Post-Apocalyptic Déjà Vu in Gary, Indiana

I have been here before.

“I have been here before.”

During our drive through Gary, Indiana we pulled over in front of the dilapidated and boarded up remains of what had once been a supermarket. Standing in the fractured, concrete-and-weed parking lot, facing the building, with its faded paint and busted-out window frames, the strongest sense of déjà vu hit me.

I had been there before.

I knew what the inside of the store looked like with its dark rows of rusted, toppled shelves and trash-covered floors. When I was thirsty, hadn’t I once visited the store and found a few cans of Coke still inside one of the busted up vending machines just beyond the front door?

After pausing to snap a few photos, I jumped back in the car and drove off. As I drove on I considered my experience of déjà vu—my memories of having been to a supermarket in a town I had never visited.

Then I realized where I had seen that supermarket.

This past March, toward the end of Spring Break, I had spent an hour or so wandering around a supermarket just like the one I had seen in Gary, on a quest to find some things—medical supplies and Colas. The market I remembered exploring was not, however, the one I had visited in Gary.

It was the Super-Duper Mart from the award winning post-apocalyptic video game, Fallout 3.

"I have been here before."

“I have been here before.”

What does it mean to have an experience of game-mediated, post-apocalyptic déjà vu in a real American city?

I wasn’t prepared for the kind of economic and physical devastation that we witnessed on our recent road trip through towns of the post-industrial American Rust Belt. The withered and decaying cities and towns couldn’t cut a sharper contrast with the vibrancy and growth of Chinese factory towns, with which I am much more familiar.

I had no previous experience to which I could compare what we saw in places like Gary. I have visited poor pockets of large cities—neighborhoods or areas that have been ghettoized and neglected while the wealthy move to cluster together creating more affluent spaces. In the case of Gary, however, I had no precedent for seeing so many burned out and boarded up shops and homes. Entire city blocks laid to waste. Local schools boarded up and forgotten. In many areas the skeletal remains of structures were overgrown like ancient ruins. It was so overwhelming and on such a city-wide scale that I gave up even trying to take any photos. We just drove around and tried to make sense of what we were looking at.

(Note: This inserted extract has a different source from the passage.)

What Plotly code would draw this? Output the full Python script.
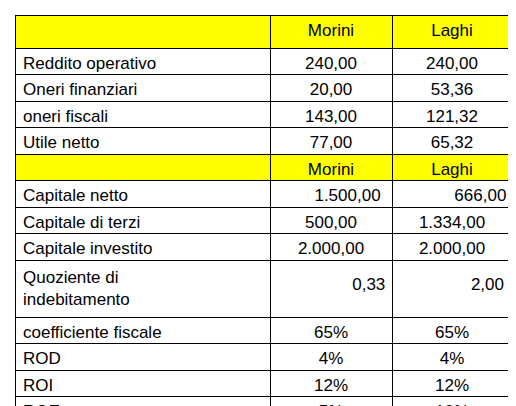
import plotly.graph_objects as go

NB = "\u00a0"
labels = ["Reddito operativo", "Oneri finanziari", "oneri fiscali", "Utile netto", "",
          "Capitale netto", "Capitale di terzi", "Capitale investito",
          "Quoziente di<br>indebitamento", "coefficiente fiscale", "ROD", "ROI", "ROE"]
morini = ["240,00", "20,00", "143,00", "77,00", "Morini", NB * 7 + "1.500,00", "500,00", "2.000,00",
          "<br>" + NB * 16 + "0,33", "65%", "4%", "12%", "5%"]
laghi = ["240,00", "53,36", "121,32", "65,32", "Laghi", NB * 12 + "666,00", "1.334,00", "2.000,00",
         "<br>" + NB * 15 + "2,00", "65%", "4%", "12%", "10%"]
header = ["", "Morini", "Laghi"]

fill = ["#ffff00" if i == 4 else "white" for i in range(len(labels))]

fig = go.Figure(go.Table(
    columnwidth=[255, 122, 120],
    header=dict(values=header, fill_color="#ffff00", line_color="black", line_width=1,
                align="center", height=33,
                font=dict(family="Liberation Sans, Arial", size=17, color="black")),
    cells=dict(values=[labels, morini, laghi],
               fill_color=[fill, fill, fill], line_color="black", line_width=1,
               align=["left", "center", "center"],
               height=26.5,
               font=dict(family="Liberation Sans, Arial", size=17, color="black")),
))
fig.update_layout(width=516, height=406, margin=dict(l=7, r=12, t=7, b=0),
                  paper_bgcolor="white")
fig.write_html("out.html")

Sure, there were signs of life. The wasteland of Gary’s downtown area was punctuated by small struggling local shops—a wig store, a local BBQ restaurant, the occasional dollar store or chain fast food restaurant. We drove through some small neighborhoods with some well-kept streets and lawns. People are living in Gary and they are clearly working with what what is left. There is even a prosperous pocket on the shore of Lake Michigan cut off from the rest of the city by a conveniently placed national park. These, however, were small encampments—vestigial remnants—within the space of a city that had once clearly been larger and more prosperous. Judging from the billboards that lined the local highway, the only growth industries were personal injury lawyers and adult superstores.

It isn’t much of a stretch to say that many post-industrial American cities we visited on our trip are zombified, “walking dead”. Born as factory towns and then killed by the factory’s downsizing, closure or move overseas, many remain animated, consuming simply with very little of the vibrancy, diversity and variety of economic and social activity of a healthy economy. OK, that is a bit of an overstatement that doesn’t acknowledge the work locals are doing to keep their communities going and the ways that Gary connects to the larger regional and national economy. Nevertheless, the extent to which cities like Gary have shrunk and withered—reducing the options and opportunities for the people who remain—it doesn’t seem that much of an exaggeration. Gary now appears reduced to post-disaster economy that verges on the science-fictional—with bands of surviving humans eking out an existence any way they can.

I have honestly never seen anything like Gary anywhere in the US and the experience of visiting was shocking and disorienting—disorienting to be in such an unfamiliar place in one’s “own country.” I really did experience Gary as an “other America.” While driving around, I could only compare the ravaged cityscape to the kind of images I have seen in fictional post-apocalyptic dramas like Mad Max, or the Walking Dead.

And, it seems from my moment of déjà vu, the expereinces of video games.